Renee Fleming’s new CD Poèmes celebrates Gallic vocal music from Ravel’s Orientalist infused Shéhérazade, written at the turn of the last century and Messiaen’s Poèmes pour Mi, to Deux Sonnets de Jean Cassou and a world premiere recording of Le Temps l’horloge by living composer Henri Dutilleux.
The celebrated singer comments:
” For the sheer sensual joy of singing, no language gives me more pleasure than French. Not only am I drawn in by the beauty of the poetry and the evocative texture of the music, but the unaccented and legato fluidity of these phrases places my voice in its optimal resonance.
My connection to Ravel’s Shéhérazade dates back to my early student days — specifically, a live cassette recording of Elly Ameling and the Rochester Philharmonic. This was one of the pieces that inspired me to follow the path towards classical music. Time seems suspended in the second and third movements in a way that is especially appealing to me.
More recently, serendipity proved a powerful catalyst for collaboration. It was a chance meeting at Radio France, on a day when Henri Dutilleux and I were both scheduled for on-air interviews. I declared my appreciation for his art and planted the seed for a commissioned work — all in the waiting room. Years later, I received the exciting offer to premiere Le Temps l’horloge with Seiji Ozawa in Paris and Japan. I am transported by the beauty of this work, as well as by the enigmatic, equally “musical” quality of the poetry. Henri requested that I sing Deux Sonnets de Jean Cassou, and he sent me a score into which he’d written a transposition of the first song, wanting to hear it in my voice. Nothing has been more inspiring to me as an interpretive performer than hands on collaboration with a composer. I envy my colleagues of earlier eras, who devoted most of their time to premiering new works.
When Alan Gilbert suggested I sing Poèmes pour Mi for his inaugural concert as music director of the New York Philharmonic, I was both honoured and perplexed: honoured to share such an important event with a conductor I admire; perplexed because I had always associated dramatic sopranos with the piece. Alan convinced me that the orchestration could be transparent enough, and together we found the luminosity that one associates with Messiaen in this work”.
Ravel’s song cycle Shéhérazade (1903) for soprano solo (or tenor)and orchestra contains three poems Asie, La flûte enchantée, and L’indifférent, written by Tristan Klingsor.

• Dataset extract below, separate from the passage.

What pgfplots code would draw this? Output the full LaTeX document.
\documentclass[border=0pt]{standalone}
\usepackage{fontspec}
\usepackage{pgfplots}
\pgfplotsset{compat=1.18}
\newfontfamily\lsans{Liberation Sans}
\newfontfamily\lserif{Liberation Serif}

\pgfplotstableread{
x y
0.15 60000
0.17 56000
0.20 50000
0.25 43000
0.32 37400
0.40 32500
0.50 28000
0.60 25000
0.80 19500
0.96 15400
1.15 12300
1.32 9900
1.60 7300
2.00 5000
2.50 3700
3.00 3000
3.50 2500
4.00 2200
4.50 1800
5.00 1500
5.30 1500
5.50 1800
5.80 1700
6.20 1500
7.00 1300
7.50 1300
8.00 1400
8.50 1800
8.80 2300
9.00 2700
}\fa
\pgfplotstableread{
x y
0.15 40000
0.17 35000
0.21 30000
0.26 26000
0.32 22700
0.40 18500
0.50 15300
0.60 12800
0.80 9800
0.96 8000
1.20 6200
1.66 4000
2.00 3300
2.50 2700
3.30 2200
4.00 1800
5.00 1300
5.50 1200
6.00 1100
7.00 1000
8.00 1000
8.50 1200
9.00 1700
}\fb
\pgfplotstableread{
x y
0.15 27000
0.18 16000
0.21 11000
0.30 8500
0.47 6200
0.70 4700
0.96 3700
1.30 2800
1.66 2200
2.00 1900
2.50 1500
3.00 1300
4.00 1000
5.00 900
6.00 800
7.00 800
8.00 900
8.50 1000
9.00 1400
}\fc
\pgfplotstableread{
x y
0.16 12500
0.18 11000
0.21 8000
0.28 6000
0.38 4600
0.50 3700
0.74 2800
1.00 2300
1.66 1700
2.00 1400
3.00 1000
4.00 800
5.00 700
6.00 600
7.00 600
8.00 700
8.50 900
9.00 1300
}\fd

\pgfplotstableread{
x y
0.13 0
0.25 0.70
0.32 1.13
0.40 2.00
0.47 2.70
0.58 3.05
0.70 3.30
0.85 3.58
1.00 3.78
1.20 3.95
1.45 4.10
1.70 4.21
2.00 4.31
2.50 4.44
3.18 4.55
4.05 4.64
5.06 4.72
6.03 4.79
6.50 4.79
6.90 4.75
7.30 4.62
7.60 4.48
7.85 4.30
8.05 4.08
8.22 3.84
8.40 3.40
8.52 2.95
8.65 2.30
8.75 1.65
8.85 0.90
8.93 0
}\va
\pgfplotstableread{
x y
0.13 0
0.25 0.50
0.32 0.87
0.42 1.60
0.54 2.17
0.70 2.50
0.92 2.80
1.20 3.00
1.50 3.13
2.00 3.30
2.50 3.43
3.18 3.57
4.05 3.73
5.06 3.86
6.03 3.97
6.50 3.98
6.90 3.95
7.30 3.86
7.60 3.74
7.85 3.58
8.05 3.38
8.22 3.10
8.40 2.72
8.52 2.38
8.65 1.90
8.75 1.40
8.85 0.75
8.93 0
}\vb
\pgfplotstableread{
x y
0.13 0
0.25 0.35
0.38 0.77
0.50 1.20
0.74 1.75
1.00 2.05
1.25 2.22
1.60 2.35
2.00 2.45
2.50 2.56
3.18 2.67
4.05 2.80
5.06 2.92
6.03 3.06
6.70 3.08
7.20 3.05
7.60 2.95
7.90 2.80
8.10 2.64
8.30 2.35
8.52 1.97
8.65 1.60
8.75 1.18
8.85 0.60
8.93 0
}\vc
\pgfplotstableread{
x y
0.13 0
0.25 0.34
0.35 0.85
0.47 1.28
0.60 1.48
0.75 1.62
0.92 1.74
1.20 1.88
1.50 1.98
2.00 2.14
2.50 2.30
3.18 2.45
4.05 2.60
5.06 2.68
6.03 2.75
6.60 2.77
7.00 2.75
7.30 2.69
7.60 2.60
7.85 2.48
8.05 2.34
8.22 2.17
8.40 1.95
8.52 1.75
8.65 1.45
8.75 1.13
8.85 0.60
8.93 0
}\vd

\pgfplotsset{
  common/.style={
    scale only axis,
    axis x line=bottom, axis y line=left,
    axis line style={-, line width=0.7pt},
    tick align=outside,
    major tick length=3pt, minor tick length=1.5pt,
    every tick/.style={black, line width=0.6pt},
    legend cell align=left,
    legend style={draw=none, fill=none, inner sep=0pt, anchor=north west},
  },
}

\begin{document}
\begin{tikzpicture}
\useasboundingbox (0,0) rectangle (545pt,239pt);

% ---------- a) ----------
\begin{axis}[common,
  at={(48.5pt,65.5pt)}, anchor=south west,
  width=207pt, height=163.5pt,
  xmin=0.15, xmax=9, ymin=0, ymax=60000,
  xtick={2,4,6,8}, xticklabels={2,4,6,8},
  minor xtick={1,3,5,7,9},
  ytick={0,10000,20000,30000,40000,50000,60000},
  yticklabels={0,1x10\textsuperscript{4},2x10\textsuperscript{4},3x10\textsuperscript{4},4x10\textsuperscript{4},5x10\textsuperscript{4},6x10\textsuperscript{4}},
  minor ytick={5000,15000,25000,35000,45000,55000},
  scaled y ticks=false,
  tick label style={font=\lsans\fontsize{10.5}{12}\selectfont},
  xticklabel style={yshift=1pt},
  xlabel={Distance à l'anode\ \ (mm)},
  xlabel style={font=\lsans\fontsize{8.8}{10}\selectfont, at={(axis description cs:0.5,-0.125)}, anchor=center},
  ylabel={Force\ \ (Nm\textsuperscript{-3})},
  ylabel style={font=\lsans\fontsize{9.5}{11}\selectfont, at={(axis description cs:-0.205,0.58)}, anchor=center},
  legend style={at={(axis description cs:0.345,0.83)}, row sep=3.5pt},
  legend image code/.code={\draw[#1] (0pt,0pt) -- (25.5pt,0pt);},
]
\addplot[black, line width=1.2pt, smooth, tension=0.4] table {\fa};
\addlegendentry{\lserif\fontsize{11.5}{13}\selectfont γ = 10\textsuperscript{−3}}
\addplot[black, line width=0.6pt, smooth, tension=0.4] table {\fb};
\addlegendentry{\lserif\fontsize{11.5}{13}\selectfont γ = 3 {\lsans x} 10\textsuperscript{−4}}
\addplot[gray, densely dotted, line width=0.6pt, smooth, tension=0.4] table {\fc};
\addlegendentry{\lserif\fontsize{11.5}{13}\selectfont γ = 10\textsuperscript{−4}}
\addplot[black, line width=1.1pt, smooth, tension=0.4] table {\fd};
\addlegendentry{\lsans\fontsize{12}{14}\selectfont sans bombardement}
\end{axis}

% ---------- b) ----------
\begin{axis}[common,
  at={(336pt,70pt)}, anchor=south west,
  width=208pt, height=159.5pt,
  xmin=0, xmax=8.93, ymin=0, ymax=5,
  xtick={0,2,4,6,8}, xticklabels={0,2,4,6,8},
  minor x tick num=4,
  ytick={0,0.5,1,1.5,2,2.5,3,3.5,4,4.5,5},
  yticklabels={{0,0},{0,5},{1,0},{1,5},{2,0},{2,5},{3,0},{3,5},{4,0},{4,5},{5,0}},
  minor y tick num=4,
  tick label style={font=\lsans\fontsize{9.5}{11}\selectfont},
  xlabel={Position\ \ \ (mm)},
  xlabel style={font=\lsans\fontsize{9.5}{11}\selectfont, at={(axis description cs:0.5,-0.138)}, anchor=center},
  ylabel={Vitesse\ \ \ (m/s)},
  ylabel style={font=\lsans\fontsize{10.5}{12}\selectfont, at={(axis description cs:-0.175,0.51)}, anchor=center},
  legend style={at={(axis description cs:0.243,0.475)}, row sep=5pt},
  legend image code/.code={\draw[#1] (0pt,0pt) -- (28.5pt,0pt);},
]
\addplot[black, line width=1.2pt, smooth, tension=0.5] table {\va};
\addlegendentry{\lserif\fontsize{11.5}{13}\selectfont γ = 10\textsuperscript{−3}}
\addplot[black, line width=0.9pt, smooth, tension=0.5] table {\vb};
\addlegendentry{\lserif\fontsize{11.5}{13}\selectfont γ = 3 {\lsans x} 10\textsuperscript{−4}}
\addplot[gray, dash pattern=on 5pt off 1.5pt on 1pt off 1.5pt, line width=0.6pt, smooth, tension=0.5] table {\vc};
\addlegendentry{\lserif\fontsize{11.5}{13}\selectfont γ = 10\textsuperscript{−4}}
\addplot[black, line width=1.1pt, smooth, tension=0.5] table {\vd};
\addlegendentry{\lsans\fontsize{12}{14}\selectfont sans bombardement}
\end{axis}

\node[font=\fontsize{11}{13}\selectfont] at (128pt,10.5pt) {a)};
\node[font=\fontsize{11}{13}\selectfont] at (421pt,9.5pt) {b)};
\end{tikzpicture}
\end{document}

Messiaen’s Poèmes pour Mi (1936) was dedicated to his first wife, violinist Claire Delbos, whose nickname was “Mi”. Considered to be his first significant song cycle, the words to the 9 songs are his own and express Messiaen’s deeply spiritual and personal sentiments on his marriage. Written at a time when he was discovering new rhythmic devices, like Ravel’s Shéhérazade, this music too is influenced by Indian and Greek aesthetics.
Prix de Rome winner Henri Dutilleux (b 1916) was influenced by both Ravel and Messiaen as well as Poulenc, Bartok and Schoenberg. His Deux Sonnets (1954) was written for baritone, but transcribed by the composer himself for Fleming for whom he also wrote Le Temps l’horloge (2007-2009).
Fleming has made this recording with two of the world’s finest orchestras – the Orchestre Philharmonique de Radio France, with Music Director Myung-Whun Chung and conducted by Alan Gilbert, and the Orchestre National de France with Music director Daniele Gatti , conducted by Seiji Ozawa.